Dr Edoardo Ponti wins €1.5 million ERC Starting Grant to pioneer adaptive, efficient foundation models

Dr Edoardo Ponti, Lecturer in Natural Language Processing at the University of Edinburgh has been awarded a prestigious five-year €1.5 million European Research Council (ERC) Starting Grant for the project “Adaptive Tokenization and Memory in Foundation Models for Efficient and Long-Horizon AI”. The project aims to re-engineer how large AI systems represent and remember information, making them far more efficient and sustainable.

Dr Edoardo Ponti

AToM-FM holds promise to usher in a new era of green AI that is not bottlenecked by its energy demand, by re-imagining the "atomic" units that AI models use to represent and memorise information.

The challenge with foundation models

Foundation Models (FMs) – large, general-purpose AI systems trained on vast amounts of unlabelled data – have delivered huge advances across many tasks. However, their ever-increasing scale causes serious negative effects such as their unsustainable energy demand and environmental pollution. The scale of these FMs also jeopardises data privacy, as their use requires users to rely on third-party servers rather than edge devices (hardware capable of running AI algorithms locally, or near the source of data generation). 

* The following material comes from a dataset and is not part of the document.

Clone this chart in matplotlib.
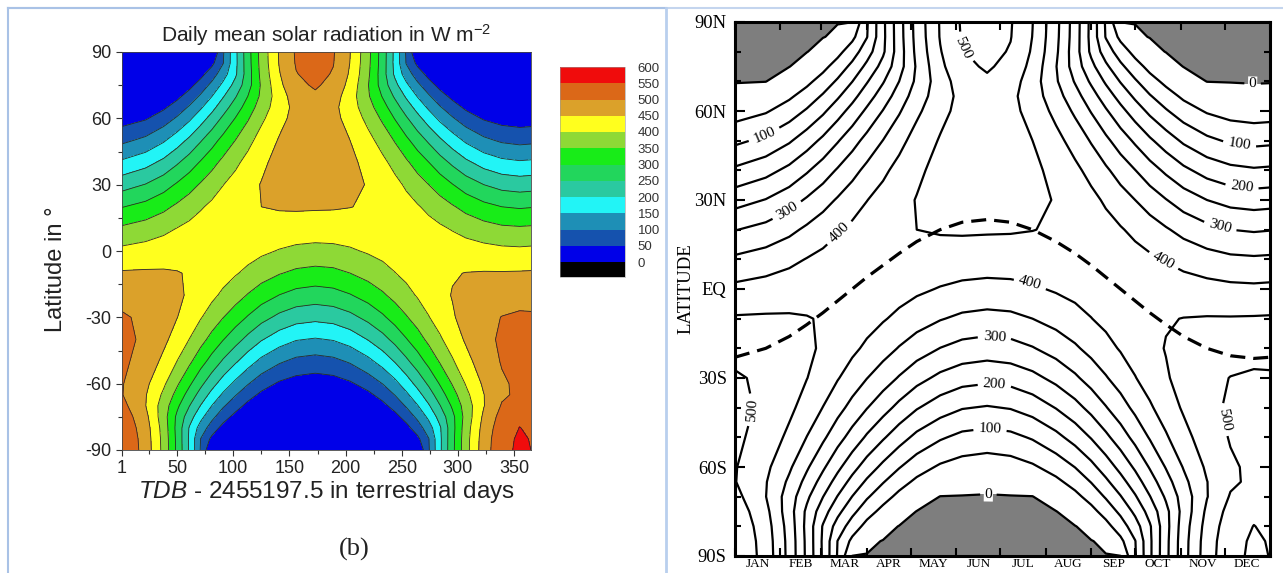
import numpy as np
import matplotlib.pyplot as plt
from matplotlib.colors import ListedColormap, BoundaryNorm
from matplotlib.cm import ScalarMappable
from matplotlib.lines import Line2D

plt.rcParams['font.family'] = ['Liberation Sans', 'DejaVu Sans']
plt.rcParams['mathtext.fontset'] = 'custom'
plt.rcParams['mathtext.rm'] = 'Liberation Sans'
plt.rcParams['mathtext.it'] = 'Liberation Sans:italic'
plt.rcParams['axes.unicode_minus'] = False

# ------------------------------------------------------------------
# values (W m^-2)
# ------------------------------------------------------------------
latitudes = [-90, -85, -80, -75, -70, -65, -60, -50, -40, -30, -20, -10, 0,
             10, 20, 30, 40, 50, 60, 65, 70, 75, 80, 85, 90]

days = [1, 22, 38, 50, 61, 71, 81, 91, 102, 113, 125, 141, 156, 173, 189,
        204, 220, 233, 244, 254, 264, 274, 284, 295, 307, 323, 339, 355, 366]

# latitude of the overhead sun (dashed line, right panel)
declination = [-23.0, -20, -16, -12, -8, -4, 0, 4, 8, 12, 16, 20, 22.5, 23.4, 22.5,
               20, 16, 12, 8, 4, 0, -4, -8, -12, -16, -20, -22.5, -23.4, -23.0]

# one list per day, from 90S to 90N
insolation_by_day = [
    [549, 547, 541, 531, 516, 502, 503, 510, 513, 505, 486, 455, 412, 359, 298, 230, 159, 89, 27, 4, 0, 0, 0, 0, 0],
    [480, 478, 473, 464, 451, 453, 461, 480, 491, 492, 480, 456, 420, 373, 316, 252, 183, 112, 45, 17, 0, 0, 0, 0, 0],
    [385, 384, 380, 372, 376, 391, 408, 439, 461, 472, 470, 455, 428, 388, 338, 279, 213, 144, 74, 42, 14, 0, 0, 0, 0],
    [289, 288, 285, 290, 310, 334, 357, 399, 430, 451, 458, 452, 433, 402, 359, 306, 244, 177, 106, 71, 38, 10, 0, 0, 0],
    [193, 192, 196, 222, 251, 280, 308, 359, 399, 428, 444, 447, 437, 413, 378, 331, 275, 211, 141, 106, 70, 36, 7, 0, 0],
    [96, 99, 129, 164, 198, 231, 262, 319, 367, 403, 428, 440, 438, 423, 395, 355, 305, 246, 179, 143, 107, 71, 35, 3, 0],
    [0, 38, 76, 113, 149, 184, 218, 281, 334, 378, 410, 430, 437, 430, 410, 378, 334, 281, 218, 184, 149, 113, 76, 38, 0],
    [0, 3, 34, 70, 106, 142, 177, 243, 302, 351, 391, 418, 433, 435, 423, 399, 363, 316, 259, 228, 196, 162, 128, 98, 95],
    [0, 0, 6, 35, 69, 103, 138, 206, 269, 324, 370, 404, 427, 437, 434, 418, 390, 351, 302, 274, 246, 217, 192, 188, 189],
    [0, 0, 0, 10, 37, 69, 103, 171, 236, 296, 347, 389, 419, 438, 443, 436, 416, 385, 345, 323, 300, 280, 276, 279, 280],
    [0, 0, 0, 0, 13, 40, 71, 137, 204, 267, 324, 372, 409, 436, 450, 452, 441, 420, 390, 374, 360, 356, 363, 367, 369],
    [0, 0, 0, 0, 0, 16, 43, 106, 173, 238, 299, 353, 397, 432, 454, 465, 465, 454, 436, 428, 427, 439, 447, 453, 454],
    [0, 0, 0, 0, 0, 6, 29, 87, 153, 220, 283, 340, 389, 427, 456, 473, 478, 475, 466, 464, 475, 488, 498, 504, 506],
    [0, 0, 0, 0, 0, 3, 23, 80, 146, 213, 276, 334, 385, 425, 455, 474, 483, 482, 477, 478, 492, 506, 516, 522, 524],
    [0, 0, 0, 0, 0, 6, 28, 87, 153, 219, 282, 338, 387, 426, 454, 470, 476, 473, 464, 462, 473, 486, 496, 502, 504],
    [0, 0, 0, 0, 0, 16, 43, 105, 171, 236, 297, 350, 394, 428, 451, 462, 461, 450, 433, 425, 424, 435, 444, 449, 451],
    [0, 0, 0, 0, 13, 39, 70, 136, 202, 264, 320, 368, 405, 431, 445, 447, 436, 415, 386, 370, 356, 352, 359, 363, 365],
    [0, 0, 0, 10, 37, 68, 101, 169, 233, 292, 343, 384, 414, 432, 437, 430, 411, 381, 341, 319, 296, 277, 272, 275, 276],
    [0, 0, 6, 35, 68, 102, 136, 203, 265, 320, 365, 399, 421, 431, 428, 413, 385, 346, 297, 271, 242, 214, 190, 185, 186],
    [0, 3, 34, 69, 105, 140, 174, 239, 297, 346, 385, 412, 427, 428, 417, 393, 358, 311, 256, 225, 193, 160, 126, 97, 94],
    [0, 38, 75, 111, 147, 182, 215, 276, 329, 372, 404, 423, 430, 423, 404, 372, 329, 276, 215, 182, 147, 111, 75, 38, 0],
    [95, 98, 128, 161, 195, 227, 258, 315, 362, 398, 422, 433, 431, 417, 389, 350, 301, 242, 176, 141, 106, 70, 34, 3, 0],
    [190, 190, 194, 219, 248, 277, 304, 354, 393, 422, 438, 441, 431, 408, 373, 327, 271, 208, 139, 104, 69, 35, 6, 0, 0],
    [286, 285, 282, 286, 307, 330, 353, 394, 425, 445, 452, 447, 428, 397, 355, 302, 241, 175, 105, 71, 38, 10, 0, 0, 0],
    [381, 380, 376, 368, 372, 387, 403, 434, 456, 467, 465, 451, 423, 384, 335, 276, 211, 142, 73, 41, 13, 0, 0, 0, 0],
    [477, 475, 469, 460, 448, 449, 458, 476, 487, 488, 477, 453, 417, 370, 314, 250, 181, 111, 45, 17, 0, 0, 0, 0, 0],
    [536, 534, 528, 518, 504, 492, 494, 503, 507, 501, 483, 453, 412, 360, 300, 233, 163, 93, 30, 6, 0, 0, 0, 0, 0],
    [559, 557, 551, 540, 525, 510, 509, 514, 515, 506, 486, 454, 410, 357, 295, 227, 156, 86, 25, 3, 0, 0, 0, 0, 0],
    [549, 547, 541, 531, 516, 502, 503, 510, 513, 505, 486, 455, 412, 359, 298, 230, 159, 89, 27, 4, 0, 0, 0, 0, 0],
]

levels = list(range(0, 601, 50))
band_colors = ['#0000e8', '#1552ae', '#1e8fb6', '#22f4f6', '#2ac9a0', '#22d65c',
               '#18ec18', '#8ed936', '#ffff1e', '#dba12a', '#db6818', '#f00c0c']

month_names = ['JAN', 'FEB', 'MAR', 'APR', 'MAY', 'JUN',
               'JUL', 'AUG', 'SEP', 'OCT', 'NOV', 'DEC']
month_starts = [1, 32, 60, 91, 121, 152, 182, 213, 244, 274, 305, 335, 366]

lat_names = ['90S', '60S', '30S', 'EQ', '30N', '60N', '90N']

# where the inline labels of the right panel sit (day, latitude)
label_spots = [(21, 52), (36, 27), (72, 19), (152, 80), (345, 48), (347, 35),
               (332, 21), (294, 10), (354, 68), (202, 1), (178, -16), (178, -32),
               (175, -47), (174, -68), (15, -41), (335, -44)]

Q = np.array(insolation_by_day, dtype=float).T   # rows = latitude, cols = day

W, H = 1283, 573
fig = plt.figure(figsize=(W / 100, H / 100), dpi=100)


def box(x0, y0, x1, y1):
    """pixel box (top-left origin) -> figure fraction rect"""
    return [x0 / W, 1 - y1 / H, (x1 - x0) / W, (y1 - y0) / H]


# ---------------- left panel: filled contours ----------------
ink = '#222222'
ax1 = fig.add_axes(box(122, 52, 531, 450))
ax1.contourf(days, latitudes, Q, levels=levels, colors=band_colors)
ax1.contour(days, latitudes, Q, levels=levels[1:-1], colors='#2a2a2a', linewidths=0.6)
ax1.set_xlim(1, 365)
ax1.set_ylim(-90, 90)
ax1.set_xticks([1, 50, 100, 150, 200, 250, 300, 350])
ax1.set_xticks([25, 75, 125, 175, 225, 275, 325], minor=True)
ax1.set_yticks([-90, -60, -30, 0, 30, 60, 90])
ax1.set_yticks([-75, -45, -15, 15, 45, 75], minor=True)
ax1.tick_params(which='both', direction='out', labelsize=13, color='#333333',
                labelcolor=ink, width=0.8)
ax1.tick_params(which='major', length=4)
ax1.tick_params(which='minor', length=3)
for s in ax1.spines.values():
    s.set_linewidth(0.6)
    s.set_color('#444444')
ax1.set_title(r'Daily mean solar radiation in W m$^{-2}$', fontsize=15, pad=7, color=ink)
ax1.set_xlabel(r'$\mathit{TDB}$ - 2455197.5 in terrestrial days', fontsize=17.5,
               labelpad=1, color=ink)
fig.text(56 / W, 1 - 269 / H, 'Latitude in °', rotation=90, fontsize=17,
         ha='center', va='center', color=ink)
fig.text(354 / W, 1 - 549 / H, '(b)', fontsize=19, family='Liberation Serif',
         ha='center', va='center', color=ink)

cmap = ListedColormap(band_colors)
cmap.set_under('black')
norm = BoundaryNorm(levels, cmap.N)
cax = fig.add_axes(box(560, 67, 625, 277))
cb = fig.colorbar(ScalarMappable(norm=norm, cmap=cmap), cax=cax, extend='min',
                  extendrect=True, extendfrac=15 / 195, ticks=levels)
cb.outline.set_linewidth(0.4)
cb.outline.set_edgecolor('#999999')
cax.tick_params(length=0, labelsize=9.5, pad=9, labelcolor='#333333')

# ---------------- right panel: line contours ----------------
ax2 = fig.add_axes(box(735, 22, 1270, 556))
ax2.contourf(days, latitudes, Q, levels=[-1, 0.5], colors=['#7e7e7e'])
plain_levels = [v for v in range(50, 551, 50) if v % 100]
labelled_levels = [0.5, 100, 200, 300, 400, 500]
ax2.contour(days, latitudes, Q, levels=plain_levels, colors='black', linewidths=1.6)
cs = ax2.contour(days, latitudes, Q, levels=labelled_levels, colors='black', linewidths=1.6)
texts = ax2.clabel(cs, manual=label_spots, inline=True, inline_spacing=4, fontsize=11,
                   fmt=lambda v: '0' if v < 1 else f'{v:.0f}')
for t in texts:
    t.set_family('Liberation Serif')
    t.set_bbox(dict(facecolor='white', edgecolor='none', pad=0.5))
ax2.plot(days, declination, color='black', lw=2.3, dashes=(4.7, 2.5))

ax2.set_xlim(1, 366)
ax2.set_ylim(-90, 90)
ax2.set_xticks(month_starts)
ax2.set_xticklabels([])
mids = [(a + b) / 2 for a, b in zip(month_starts[:-1], month_starts[1:])]
ax2.set_xticks(mids, minor=True)
ax2.set_xticklabels(month_names, minor=True, family='Liberation Serif', fontsize=9.5)
ax2.set_yticks([-90, -60, -30, 0, 30, 60, 90])
ax2.set_yticklabels(lat_names, family='Liberation Serif', fontsize=13.4)
ax2.set_yticks([v for v in range(-80, 90, 10) if v % 30], minor=True)
ax2.tick_params(which='both', direction='in', top=True, right=True, width=1.5)
ax2.tick_params(axis='x', which='major', length=6)
ax2.tick_params(axis='x', which='minor', length=0, pad=1.5)
ax2.tick_params(axis='y', which='major', length=7, pad=6)
ax2.tick_params(axis='y', which='minor', length=4)
for s in ax2.spines.values():
    s.set_linewidth(2.2)
fig.text(686 / W, 1 - 289 / H, 'LATITUDE', rotation=90, fontsize=13.5,
         family='Liberation Serif', ha='center', va='center')

# ---------------- screenshot frame lines ----------------
edge = '#a9c2e6'
fig.add_artist(Line2D([8 / W, 1], [1 - 8 / H, 1 - 8 / H], color='#c4d5ee', lw=1.5))
fig.add_artist(Line2D([8 / W, 666 / W], [1 - 8 / H, 1 - 8 / H], color=edge, lw=1.5))
fig.add_artist(Line2D([8 / W, 8 / W], [0, 1 - 8 / H], color=edge, lw=1.5))
fig.add_artist(Line2D([666 / W, 666 / W], [0, 1 - 8 / H], color='#b9cfee', lw=2))

fig.savefig('out.png', dpi=100)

These issues stem in part from a fixed-granularity approach to representation: current models break inputs into tokens and update memory in uniform ways, regardless of how complex or simple the task is. This one size fits all design wastes huge amounts of computational effort. 

The AToM-FM approach

AToM-FM will tackle this inefficiency at its source. As the key technical breakthrough, the project will develop adaptive tokenisation and memory mechanisms that adjust the “resolution” of representation to the complexity of the problem. In practice, the model will allocate computational effort where it is needed and conserve it where it is not – spending more on complex reasoning or fine-grained perception, and less on routine or redundant content.  

The project’s name is a deliberate wordplay on reimagining the “atomic units” of model representations (tokens and memory items). 

Transformative impact

By making tokenisation and memory adaptive, AToM-FM will reduce wasted computation. Models will consume less electricity and produce fewer data‑centre emissions, helping to make AI more sustainable. Just as importantly, efficiency gains make it possible to run models directly on devices you control – phones, laptops, and local servers. This keeps data private, ensures faster responses, and enables systems to function even with poor connectivity. 

By reducing memory demands, models can also handle and generate much more information. This paves the way for permanent memory – essential for lifelong learning – and to longer reasoning chains that strengthen capabilities in planning and mathematical problem solving. 

AToM-FM is also designed to support modality-agnostic and fine-grained inputs. This means it can integrate low-resource data types, such as molecules, astronomical images, or sensor readings, and ground AI systems more effectively in real-world environments. 

Finally, rather than requiring entirely new systems, this project emphasises retrofitting and repurposing existing models into more efficient adaptive architectures, accelerating adoption and impact.